Here, the slow step is: $ \text{NOBr}_2 + \text{NO} \rightarrow 2 \text{NOBr} $

This is a second-order reaction: first-order with respect to $\text{NOBr}_2$ and first-order with respect to NO.

However, $\text{NOBr}_2$ is not a reactant in the overall reaction. It's an intermediate. So, we need to express it in terms of the initial reactants.

From the first (fast) step, we get: $ \text{NO} + \text{Br}_2 \rightleftharpoons \text{NOBr}_2 $

In the steady state approximation, the rate of formation of $\text{NOBr}_2$ equals the rate of its consumption.
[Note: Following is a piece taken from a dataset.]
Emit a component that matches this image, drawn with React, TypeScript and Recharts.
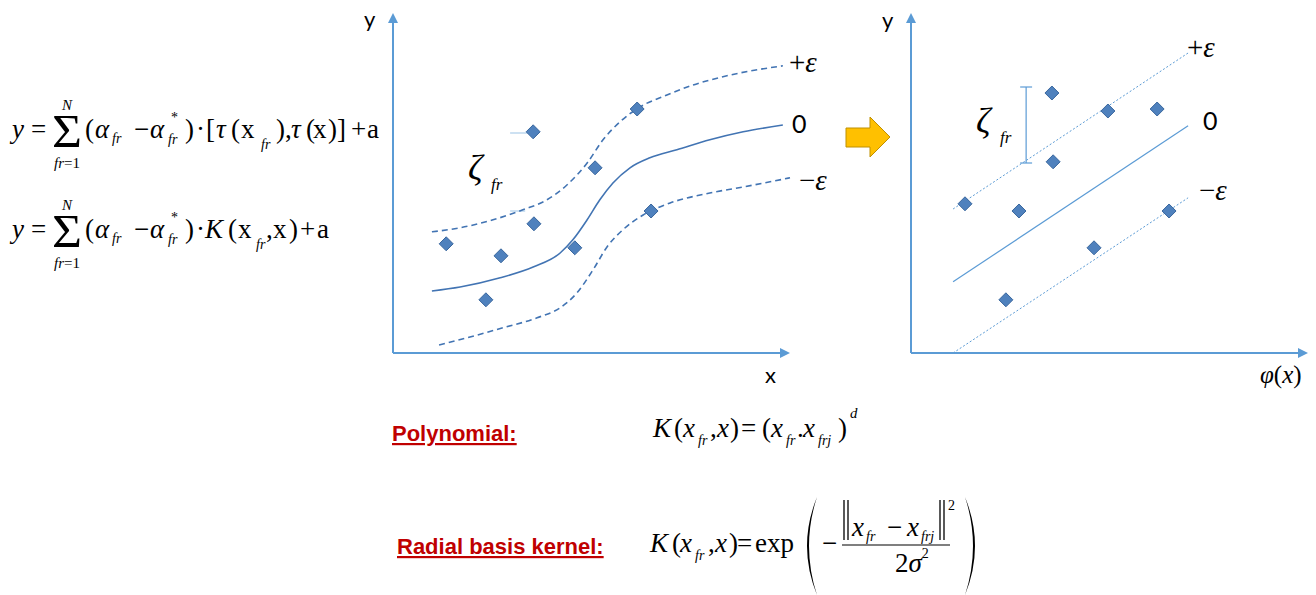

We can write this as:

$ k_1[\text{NO}][\text{Br}_2] = k_{-1}[\text{NOBr}_2] + k_2[\text{NOBr}_2][\text{NO}] $

Since the second reaction (slow step) is much slower than the first one, $k_2[\text{NOBr}_2][\text{NO}]$ term is negligible in comparison to $k_{-1}[\text{NOBr}_2]$.

So, we can simplify to:

$ k_1[\text{NO}][\text{Br}_2] \approx k_{-1}[\text{NOBr}_2] $

Solving for $[\text{NOBr}_2]$, we get: $ [\text{NOBr}_2] \approx \frac{k_1}{k_{-1}} [\text{NO}][\text{Br}_2] $

Substitute $[\text{NOBr}_2]$ into the rate equation for the slow step:

$ \text{Rate} = k_2[\text{NO}][\text{NOBr}_2] $

$ \text{Rate} = k_2[\text{NO}] \left( \frac{k_1}{k_{-1}} [\text{NO}][\text{Br}_2] \right) $

So the overall reaction order is 3 (2 with respect to NO and 1 with respect to $\text{Br}_2$).